Your instructions:
Skip the pictures. Set down, word for word, the lines from the start of the material up to and including the line with "ticks_x = [0, 10, 20, 30, 40]".

(Saved data entries)
* begin *

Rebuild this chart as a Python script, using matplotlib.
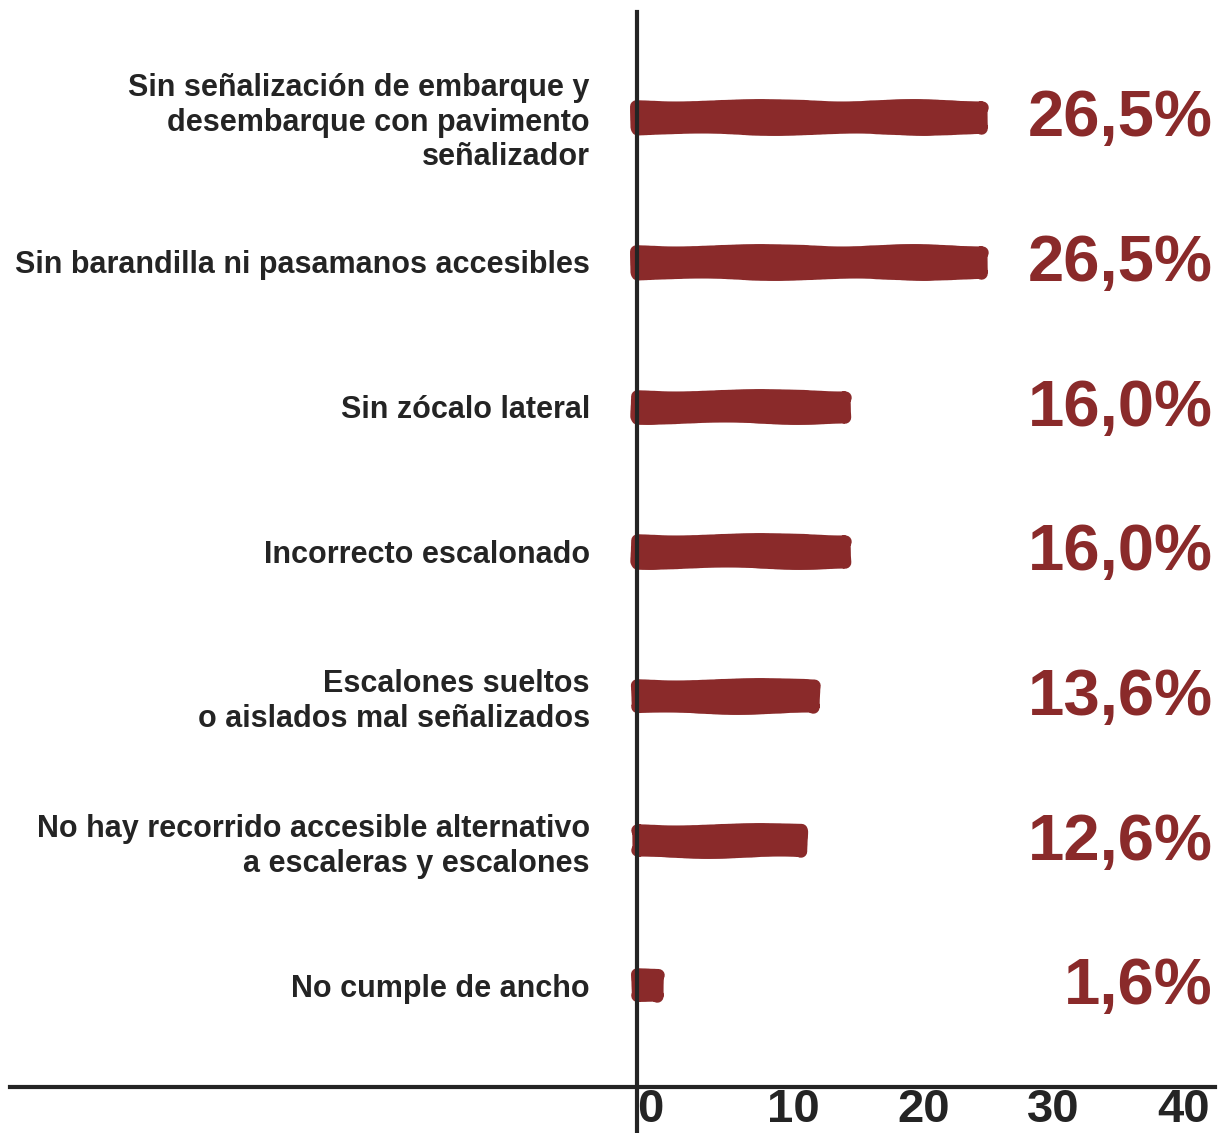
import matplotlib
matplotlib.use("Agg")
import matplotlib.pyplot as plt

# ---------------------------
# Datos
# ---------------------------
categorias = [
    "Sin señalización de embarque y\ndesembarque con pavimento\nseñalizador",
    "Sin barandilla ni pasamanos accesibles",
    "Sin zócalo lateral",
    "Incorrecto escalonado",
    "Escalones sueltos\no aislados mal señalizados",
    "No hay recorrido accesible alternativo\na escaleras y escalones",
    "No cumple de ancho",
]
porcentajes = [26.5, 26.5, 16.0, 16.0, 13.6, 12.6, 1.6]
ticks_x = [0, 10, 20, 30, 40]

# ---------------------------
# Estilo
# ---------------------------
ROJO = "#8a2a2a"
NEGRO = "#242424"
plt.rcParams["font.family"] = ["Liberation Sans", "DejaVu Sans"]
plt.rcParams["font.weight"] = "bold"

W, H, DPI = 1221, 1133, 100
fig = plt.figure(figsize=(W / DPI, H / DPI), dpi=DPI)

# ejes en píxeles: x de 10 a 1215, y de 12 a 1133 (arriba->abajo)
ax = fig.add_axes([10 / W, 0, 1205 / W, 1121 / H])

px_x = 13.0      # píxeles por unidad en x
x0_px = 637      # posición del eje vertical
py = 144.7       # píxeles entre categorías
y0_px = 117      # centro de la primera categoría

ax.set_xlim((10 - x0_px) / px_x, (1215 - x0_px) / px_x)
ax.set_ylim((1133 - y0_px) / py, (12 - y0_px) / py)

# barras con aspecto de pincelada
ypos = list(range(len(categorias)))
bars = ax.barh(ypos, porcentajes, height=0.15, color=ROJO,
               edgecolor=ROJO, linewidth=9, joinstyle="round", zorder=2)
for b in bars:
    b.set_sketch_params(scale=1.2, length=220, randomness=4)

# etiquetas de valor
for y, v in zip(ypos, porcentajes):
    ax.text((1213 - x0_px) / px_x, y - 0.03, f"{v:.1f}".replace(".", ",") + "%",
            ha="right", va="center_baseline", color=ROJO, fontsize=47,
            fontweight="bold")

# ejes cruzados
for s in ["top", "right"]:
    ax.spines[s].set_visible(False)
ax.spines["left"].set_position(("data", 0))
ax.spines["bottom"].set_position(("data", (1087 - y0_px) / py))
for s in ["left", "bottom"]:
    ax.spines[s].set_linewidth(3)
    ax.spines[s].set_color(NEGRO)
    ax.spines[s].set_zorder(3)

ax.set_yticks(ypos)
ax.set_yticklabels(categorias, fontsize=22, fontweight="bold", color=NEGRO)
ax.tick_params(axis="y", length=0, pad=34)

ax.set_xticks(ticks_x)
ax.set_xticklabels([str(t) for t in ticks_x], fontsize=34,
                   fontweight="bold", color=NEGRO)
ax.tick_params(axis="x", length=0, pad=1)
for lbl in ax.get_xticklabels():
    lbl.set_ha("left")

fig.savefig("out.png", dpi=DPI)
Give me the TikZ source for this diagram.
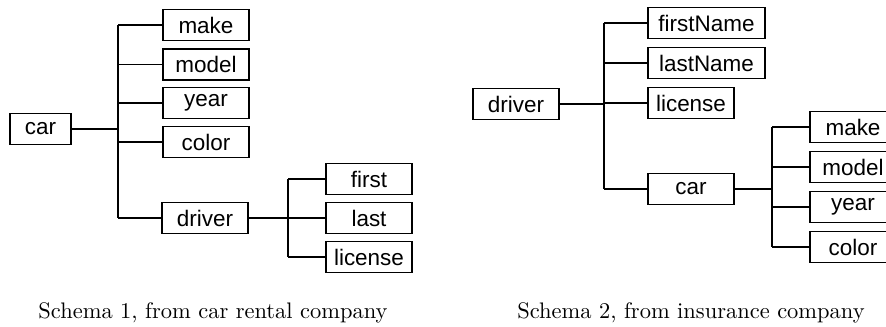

* end *

Worked answer:
Rebuild this chart as a Python script, using matplotlib.
import matplotlib
matplotlib.use("Agg")
import matplotlib.pyplot as plt

# ---------------------------
# Datos
# ---------------------------
categorias = [
    "Sin señalización de embarque y\ndesembarque con pavimento\nseñalizador",
    "Sin barandilla ni pasamanos accesibles",
    "Sin zócalo lateral",
    "Incorrecto escalonado",
    "Escalones sueltos\no aislados mal señalizados",
    "No hay recorrido accesible alternativo\na escaleras y escalones",
    "No cumple de ancho",
]
porcentajes = [26.5, 26.5, 16.0, 16.0, 13.6, 12.6, 1.6]
ticks_x = [0, 10, 20, 30, 40]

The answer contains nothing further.